木場(もともと材木置き場)からタクシーで20分、上野に行きました。ここも満員。 国立西洋美術館の説明は下記のようになっています。「マチスは法律家を志し、法科資格試験に合格して法律事務所の書記として働くが、91年、画家を志してパリに出、ギュスターヴ・モローなどの下で美術を学んだ。新印象主義の影響を受けながら、強烈な色彩を併置するフォーヴ(野獣派)のスタイルを生み出す。ニースに活動拠点を移すと、くつろいだ雰囲気の手法で作品を制作。デッサンと色彩の融合を試みようになる。そして、光と空間の単純化と純粋化を追求した結果、"色彩でデッサンする"、「切り紙絵の世界」に到る。そのマティス芸術の集大成が、1951年に完成したヴァンスのロザリオ礼拝堂の内部装飾と言われる。1954113日、ニースで没。

モロー


ロザリオ礼拝堂
面白く思いますのはマチスもセザンヌも法律を学んでいました。医学や芸術は常に新しいもの、今まで人が見つけなかったもの、描かなかったものを求めますが、法学は判例を重んじます。つまり過去にこだわります。東大紛争の時、教養学部や文学部、農学部がすぐ医学部に呼応しましたが、最後まで紛争に消極的だったのは法学部です。法は時代を超えて簡単に変わってはならない。数学と同じかもしれません。1+2=3はいつまでも変わりません。セザンヌの絵はピカソ、マチスにも影響を与えたとありました。セザンヌは物体を切り取りキャンパスの上で画面構成をする、そして極めて合理的、「自然を円筒形と球形と円錐形によって扱いなさい。自然は平面よりも深さにおいて存在します。そのため、赤と黄で示される光の震動の中に空気を感じさせる青系統を入れる必要性があるのです」。この言葉から私はセザンヌの絵は理科系の絵ではと思いました。マチスも単純化、線や円を重んじます。法学部出の絵は面白いと思いました。マチスの切り絵は油絵と違い面白くないと思っていましたが、説明つきヘッドホーンでジャズというタイトルである。そしてジャズの演奏がバックに流れてきます。そしたら突然、絵が音楽に合わせて踊りだしました。順に並べられた切り絵が次々と楽しそうにダンスを始めました。マチスもとても素晴らしい。ポンピドーで見た同じ絵がいくつかありましたが、場所が変わり、照明が変わると、違った魅力がでてきます。
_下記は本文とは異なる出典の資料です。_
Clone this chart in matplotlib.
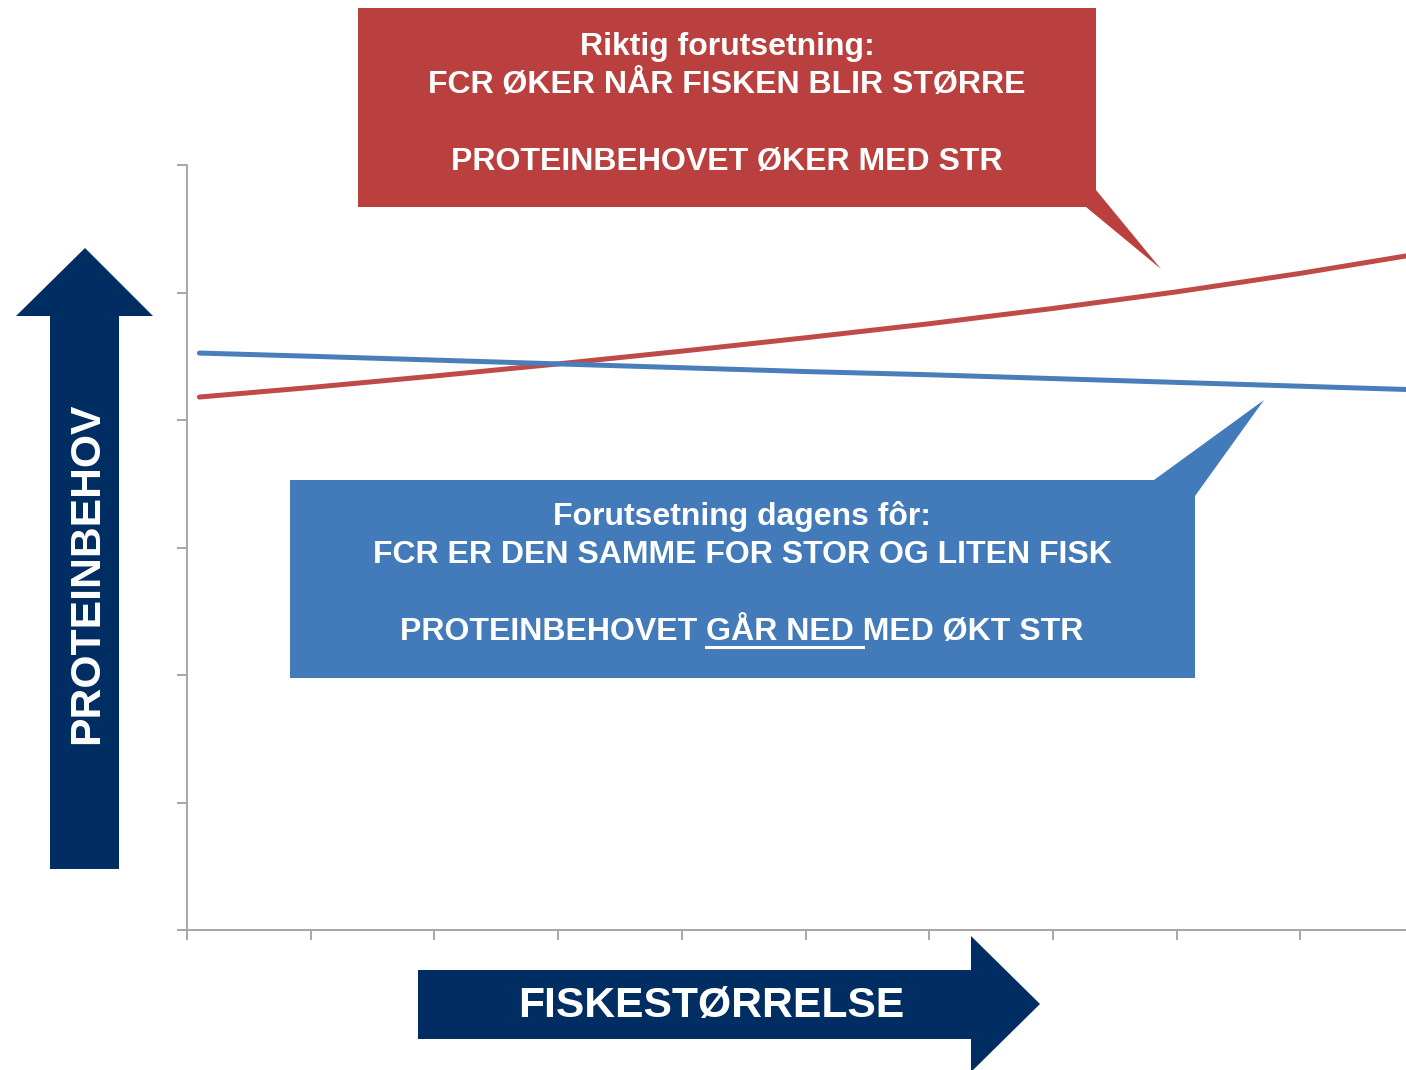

ゆっくりこの二人の巨匠を見たあと、御囲地町の鰻弁慶というところで夕食、ここは私の学生時代からあるお店。浮世絵が壁に所々掛けられており値段も安く、おいしい。パリッコのように安くて庶民的でおいしいお店で食事しました。このお店の人に聞くと町並みは同じだけど、ほとんどのお店の経営者は昔と変わっているとのことでした。その後新宿へ、トイレに立ち寄ろうとして入ったTAITOというゲーセンに若者があふれていて驚きました。メダルゲーム、カードゲーム、ファイトゲーム、プリントクラブ、人形を機械の手で掴み取るマシーン、5階くらいまであって、すごい熱気です。若いカップル、孤独な若者。フランスでは、昔の画家達も時代の熱気に興奮し、それを描いたのだ、だからこういうことが現代性なのかもしれない。こういう絵を描くといいかもな、と感じました。